Greece has also completed the economic adjustment that its creditors have put forth as a main objective of austerity. Import spending has fallen by 36 percent -- one of the largest adjustments in the world -- and its current account and actual primary budget balance are now in surplus. No one can credibly argue that the country is living beyond its means.

But the recovery is still too weak, slow, and fragile to take Greece out of the mass unemployment that the European authorities have unnecessarily inflicted on it. Unemployment is currently at 25.8 percent, and nearly double that for youth. IMF projections -- almost all of which over the past five years have been overly optimistic -- estimate that unemployment will still stand at nearly 16 percent in 2018.

To bring the country to full or even reasonable levels of employment, the new government will have to enact a fiscal stimulus. Tsipras proposes rolling back some of the regressive changes implemented over the past few years, like minimum wage cuts and the removal of collective bargaining rights. He also wants to renegotiate the country's oversize debt, which is currently more than 170 percent of GDP. It has worsened drastically from 115 percent of GDP in May 2010, when the first IMF agreement was signed and many of us warned that austerity was the road to ruin.

The people of Greece have spoken, a government has been formed, and now the ball is in the court of the European authorities. They will have to decide whether they have accomplished enough in terms of restructuring eurozone economies by chipping away at the welfare state, reducing labor's bargaining power, cutting healthcare spending (by 40 percent in Greece), and generally constructing a more unequal society. For years now, European authorities have been using the crisis to force the governments of more troubled member nations to accept economic changes that the electorates of these countries would never vote to approve. That is the main reason that these economic troubles have gone on for so long.

It is a dilemma for the advocates of austerity, because if they give in to Syriza, Spain could be next. The leftist Podemos party, which rose from its founding to lead opinion polls in just the past year with a program similar to Syriza's, could benefit greatly from a successful Syriza administration. Spain's economy is more than six times larger than that of Greece.

If the European authorities refuse to bargain with Syriza, there is a risk that Greece defaults and ends up abandoning the currency and monetary union.

Contrary to popular belief, the authorities do not fear that a Greek exit could cause a serious financial crisis of the euro. The ECB can create money like the US Federal Reserve, and has all the firepower it needs to make sure that a Greek exit would not cause serious damage to the eurozone financial system. ECB President Mario Draghi proved this in July 2012 when he brought an end to the financial crisis of the eurozone -- and doubts about the survival of the single-currency bloc itself -- by merely stating that he would do "whatever it takes" to defend the euro.
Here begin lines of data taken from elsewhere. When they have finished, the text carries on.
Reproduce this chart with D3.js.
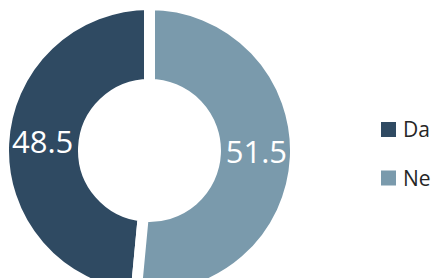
<!DOCTYPE html>
<html>
<head>
<meta charset="utf-8">
<style>
  html, body { margin: 0; padding: 0; background: #fff; }
  svg { display: block; }
</style>
<script src="https://d3js.org/d3.v7.min.js"></script>
</head>
<body>
<div id="chart"></div>
<script>
var categories = ["Da", "Ne"];
var values = [48.5, 51.5];
var colors = ["#2f4a62", "#7a9aac"];

var width = 435, height = 278;
var cx = 149.5, cy = 150.5;
var gap = 11;               // white border between slices
var outer = 140.5 + gap / 2;
var inner = 71.5 - gap / 2;

var svg = d3.select("#chart").append("svg")
    .attr("width", width)
    .attr("height", height);

var total = d3.sum(values);
// Da ends at 12 o'clock, Ne starts there going clockwise
var pie = d3.pie()
    .sort(null)
    .startAngle(-2 * Math.PI * values[0] / total)
    .endAngle(2 * Math.PI * values[1] / total);

var arcs = pie(values);

var arc = d3.arc().innerRadius(inner).outerRadius(outer);
var labelArc = d3.arc().innerRadius(107).outerRadius(107);

var g = svg.append("g").attr("transform", "translate(" + cx + "," + cy + ")");

g.selectAll("path")
    .data(arcs)
    .enter()
    .append("path")
    .attr("d", arc)
    .attr("fill", function (d, i) { return colors[i]; })
    .attr("stroke", "#fff")
    .attr("stroke-width", gap)
    .attr("stroke-linejoin", "miter");

g.selectAll("text")
    .data(arcs)
    .enter()
    .append("text")
    .attr("transform", function (d) {
        var c = labelArc.centroid(d);
        return "translate(" + c[0] + "," + (c[1] - 3.5) + ")";
    })
    .attr("text-anchor", "middle")
    .attr("dy", "0.36em")
    .attr("fill", "#fff")
    .style("font-family", "'Open Sans', sans-serif")
    .style("font-size", "31px")
    .text(function (d) { return d3.format(".1f")(d.data); });

// legend
var legendY = d3.scalePoint().domain(categories).range([129.5, 178]);

var leg = svg.selectAll(".leg")
    .data(categories)
    .enter()
    .append("g")
    .attr("class", "leg")
    .attr("transform", function (d) { return "translate(381," + legendY(d) + ")"; });

leg.append("rect")
    .attr("x", 0)
    .attr("y", -7.5)
    .attr("width", 15)
    .attr("height", 15)
    .attr("fill", function (d, i) { return colors[i]; });

leg.append("text")
    .attr("x", 22)
    .attr("y", 7.5)
    .attr("fill", "#262626")
    .style("font-family", "'Open Sans', sans-serif")
    .style("font-size", "21px")
    .text(function (d) { return d; });
</script>
</body>
</html>
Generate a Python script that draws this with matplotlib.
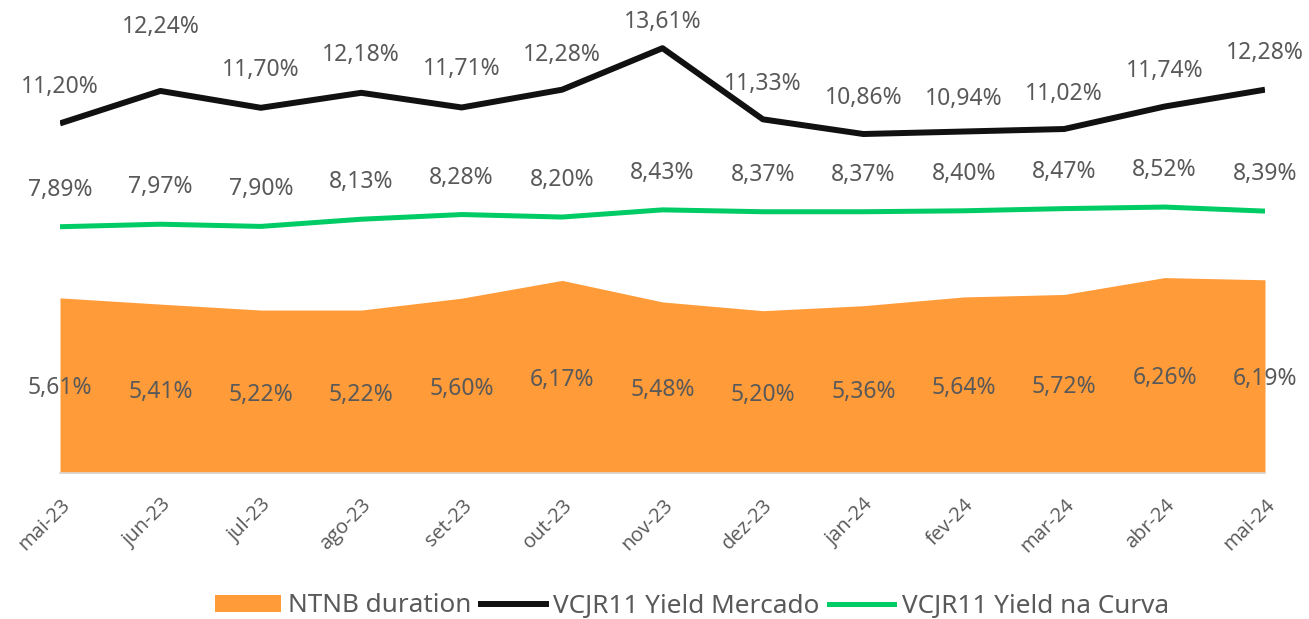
import matplotlib
matplotlib.use("Agg")
import matplotlib.pyplot as plt
from matplotlib.patches import Patch
from matplotlib.lines import Line2D

months = ["mai-23", "jun-23", "jul-23", "ago-23", "set-23", "out-23", "nov-23",
          "dez-23", "jan-24", "fev-24", "mar-24", "abr-24", "mai-24"]
ntnb_duration = [5.61, 5.41, 5.22, 5.22, 5.60, 6.17, 5.48, 5.20, 5.36, 5.64, 5.72, 6.26, 6.19]
yield_mercado = [11.20, 12.24, 11.70, 12.18, 11.71, 12.28, 13.61, 11.33, 10.86, 10.94, 11.02, 11.74, 12.28]
yield_curva = [7.89, 7.97, 7.90, 8.13, 8.28, 8.20, 8.43, 8.37, 8.37, 8.40, 8.47, 8.52, 8.39]

# label vertical offsets (pixels above the point) for the market-yield labels
mercado_label_offsets = [36, 64, 38, 38, 38, 35, 26, 35, 36, 33, 35, 36, 37]

ORANGE = "#FF9B38"
BLACK = "#111111"
GREEN = "#00CC66"
TXT = "#595959"
FONT = ["Noto Sans", "DejaVu Sans"]

W, H = 1309, 619
fig = plt.figure(figsize=(W / 100, H / 100), dpi=100)
ax = fig.add_axes([60 / W, (H - 473) / H, (1265 - 60) / W, 437 / H])
x = list(range(len(months)))

ax.fill_between(x, ntnb_duration, 0, color=ORANGE, linewidth=0, zorder=1)
ax.plot(x, yield_mercado, color=BLACK, linewidth=4.3, zorder=3, solid_capstyle="butt")
ax.plot(x, yield_curva, color=GREEN, linewidth=3.6, zorder=3, solid_capstyle="butt")

ax.set_xlim(0, 12)
ax.set_ylim(0, 14)
ax.set_yticks([])
for s in ["top", "right", "left"]:
    ax.spines[s].set_visible(False)
ax.spines["bottom"].set_color("#D9D9D9")
ax.spines["bottom"].set_linewidth(1.2)
ax.set_xticks(x)
ax.set_xticklabels(months, rotation=45, ha="right", va="top", rotation_mode="anchor",
                   fontsize=14.5, color=TXT, family=["Open Sans", "DejaVu Sans"])
ax.tick_params(axis="x", length=0, pad=16)

def fmt(v):
    return f"{v:.2f}".replace(".", ",") + "%"

LS = 16.5
for i, v in enumerate(yield_mercado):
    ax.annotate(fmt(v), (i, v), xytext=(0, mercado_label_offsets[i] * 0.72), textcoords="offset points",
                ha="center", va="center", fontsize=LS, color=TXT, family=FONT, annotation_clip=False)
for i, v in enumerate(yield_curva):
    ax.annotate(fmt(v), (i, v), xytext=(0, 37 * 0.72), textcoords="offset points",
                ha="center", va="center", fontsize=LS, color=TXT, family=FONT, annotation_clip=False)
for i, v in enumerate(ntnb_duration):
    ax.annotate(fmt(v), (i, v / 2), xytext=(0, -3 * 0.72), textcoords="offset points",
                ha="center", va="center", fontsize=LS, color=TXT, family=FONT, annotation_clip=False)

handles = [Patch(facecolor=ORANGE, edgecolor="none", label="NTNB duration"),
           Line2D([0], [0], color=BLACK, linewidth=4.3, label="VCJR11 Yield Mercado"),
           Line2D([0], [0], color=GREEN, linewidth=3.6, label="VCJR11 Yield na Curva")]
leg = fig.legend(handles=handles, loc="center", bbox_to_anchor=(692 / W, (H - 606) / H), ncol=3,
                 frameon=False, handlelength=2.5, handleheight=0.6, handletextpad=0.28,
                 columnspacing=0.36, prop={"family": FONT, "size": 18.8})
for t in leg.get_texts():
    t.set_color(TXT)

fig.savefig("out.png", dpi=100)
The real fear is that Greece might leave the currency and, after weathering the flight of capital and an initial crisis, recover much more quickly than the rest of Europe, prompting other governments to also want to leave the euro. The entire currency union could be threatened. Bluffs and bluster fill the financial press at the moment, but the smarter people in Brussels and Frankfurt understand this reality, and will want to make some concessions to the new government in Greece.

Either way, this is the beginning of the end of the eurozone's long nightmare.